Current FCC Chairman Ajit Pai frequently cites the 1996 Communications Act as being “light touch” regulation that promulgated the broadband revolution. But in reality, the Act sparked a massive wave of corporate consolidation in broadcasting, cable, and phone companies at the behest of Wall Street.

“[Cable companies] refused to enter new markets to compete head to head with their sister companies [and] never entered the wireless market,” the authors note. “Telephone companies never overbuilt other telephone companies and were slow to enter the video market. Each chose to extend their geographic reach by buying out their sister companies rather than competing. This means that the potentially strongest competitors—those with expertise and assets that might be used to enter new markets—are few. This reinforces the market power strategy, since the best competitors have followed a noncompete strategy.”

Wall Street sold consolidation on the theory of increased shareholder value from eliminating duplicative costs and workforces, consolidating services, and growing larger to stay competitive with other companies also growing larger through mergers and acquisitions of their own:

  • The eight regional Baby Bells created after the breakup of AT&T’s national monopoly in the mid-1980s eventually merged into two huge wireline and wireless companies — AT&T and Verizon. The authors note these companies didn’t just acquire those that were part of the Ma Bell empire. They also bought out independent companies like GTE and long distance companies like MCI. Most of the few remaining independents provide service in rural areas of little interest to AT&T or Verizon.
  • The cable industry is still in a consolidation wave combining large players into a handful of giants, including Comcast and Charter Communications, which also have close relationships with content providers. Altice entered the U.S. cable business principally on the prospect of consolidating cable companies under the Altice brand, not overbuilding existing companies with a competing service of its own.

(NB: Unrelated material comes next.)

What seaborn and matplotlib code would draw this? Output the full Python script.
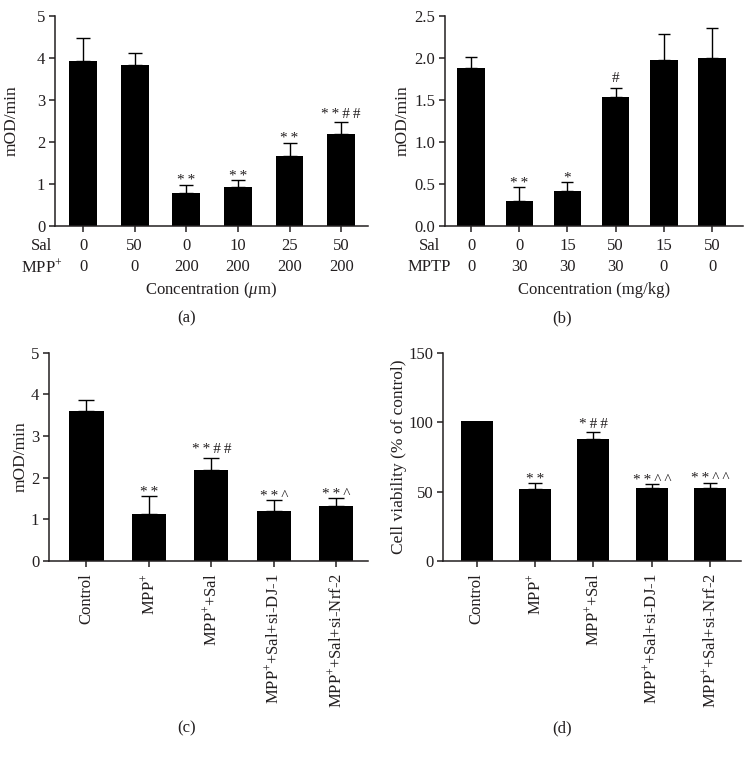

Such consolidation wiped out the very companies the ’96 Act was counting on to disrupt existing markets with new competition. Comcast, Charter, and Verizon even have agreements to cross-market each others’ products or use their infrastructure for emerging “competitive” services like mobile phones and wireless broadband.

“By the standard definitions of antitrust and traditional economic analysis, a tight oligopoly has developed in the digital communications sector,” the report states. “While some markets are slightly more competitive than others, the dominant firms are deeply entrenched and engage in anti-competitive and anti-consumer practices that defend and extend their market power, while allowing them to overcharge consumers and earn excess profits.”

“The impact of this abuse of market power on consumers is clear. According to the most recent Consumer Expenditure Survey by the U.S. Bureau of Labor Statistics, the ‘typical’ middle-income household spends about $2,700 per year on a landline telephone service, two cell phone subscriptions, a broadband connection, and a subscription to a multichannel video service,” the report indicates. “Adjusting for the ‘average’ take rate of services in this middle-income group, consumers spend almost twice as much on these services as they spend on electricity. They spend more on these services than they spend on gasoline. Consumer expenditures on communications services equal about four-fifths of their total spending on groceries.”

The authors point out the Obama Administration, unlike the Bush Administration that preceded it, was the first since the 1996 Act’s passage to begin implementing policies to enhance and protect competition, and also check unfettered market power among the largest incumbent providers:

  • It blocked the AT&T/T-Mobile merger, which would have removed an important competitor and affect wireless rates in just about every U.S. city. The Obama Administration’s opposition not only preserved T-Mobile as a competitor, it also made that company review its business plan and rebrand itself as a market disruptor, forcing wireless prices down substantially for the first time and collectively saving all wireless customers in the U.S. billions from rate increases AT&T and Verizon could not carry out.
  • It blocked the Comcast/Time Warner Cable merger, which would have given Comcast unprecedented and unequaled control over internet access and content providers in the U.S. It would have immediately made other cable and phone companies potentially untenable because of their lack of market power and ability to achieve similar volume discounts and economy of scale, and would have blocked emerging competitors that could not create credible business plans competing with Comcast.
  • It blocked informal Sprint/T-Mobile merger talks that would have combined the third and fourth largest wireless carriers. Antitrust regulators were concerned this would dramatically reduce the disruptive marketing that we still see today from both of these companies.
  • It placed restrictions on Comcast’s merger with NBC Universal and Charter’s acquisition of Time Warner Cable. Comcast was required to effectively become a silent partner in Hulu, a vital emerging video competitor. Charter cannot impose data caps on its customers for up to seven years, helping to create a clear record that data caps are both unnecessary and unwarranted and have no impact on the cost of delivering internet services or the profits earned from it.
  • Strong support for Net Neutrality, backed with Title II enforcement, has given the content marketplace a sense of certainty and stability, allowing online cable TV competitors to emerge and succeed, giving consumers a chance to save money by cutting the cord on bloated TV packages. If providers were given the authority to discriminate against internet traffic, it would place an unfair burden on competitors and discourage new entrants.

The authors worry the Trump Administration and a FCC led by Chairman Ajit Pai may not be willing to preserve the first gains in broadband and communications competitiveness since mergermania removed a lot of those competitors.

“The key lesson in the communications sector is that vigorous regulation and antitrust enforcement can create the conditions for market success. But balance is the key,” the reports warns. “Technological innovation and convergence are no guarantee against the abuse of market power, but the effort to control the abuse of market power should not stifle innovation. If the Trump administration jettisons the enforcement practices of the past eight years, then the telecommunications sector is likely to see a wave of new consolidation and a dampening of the price cutting and innovative wireless and broadband services that have been slowly emerging.”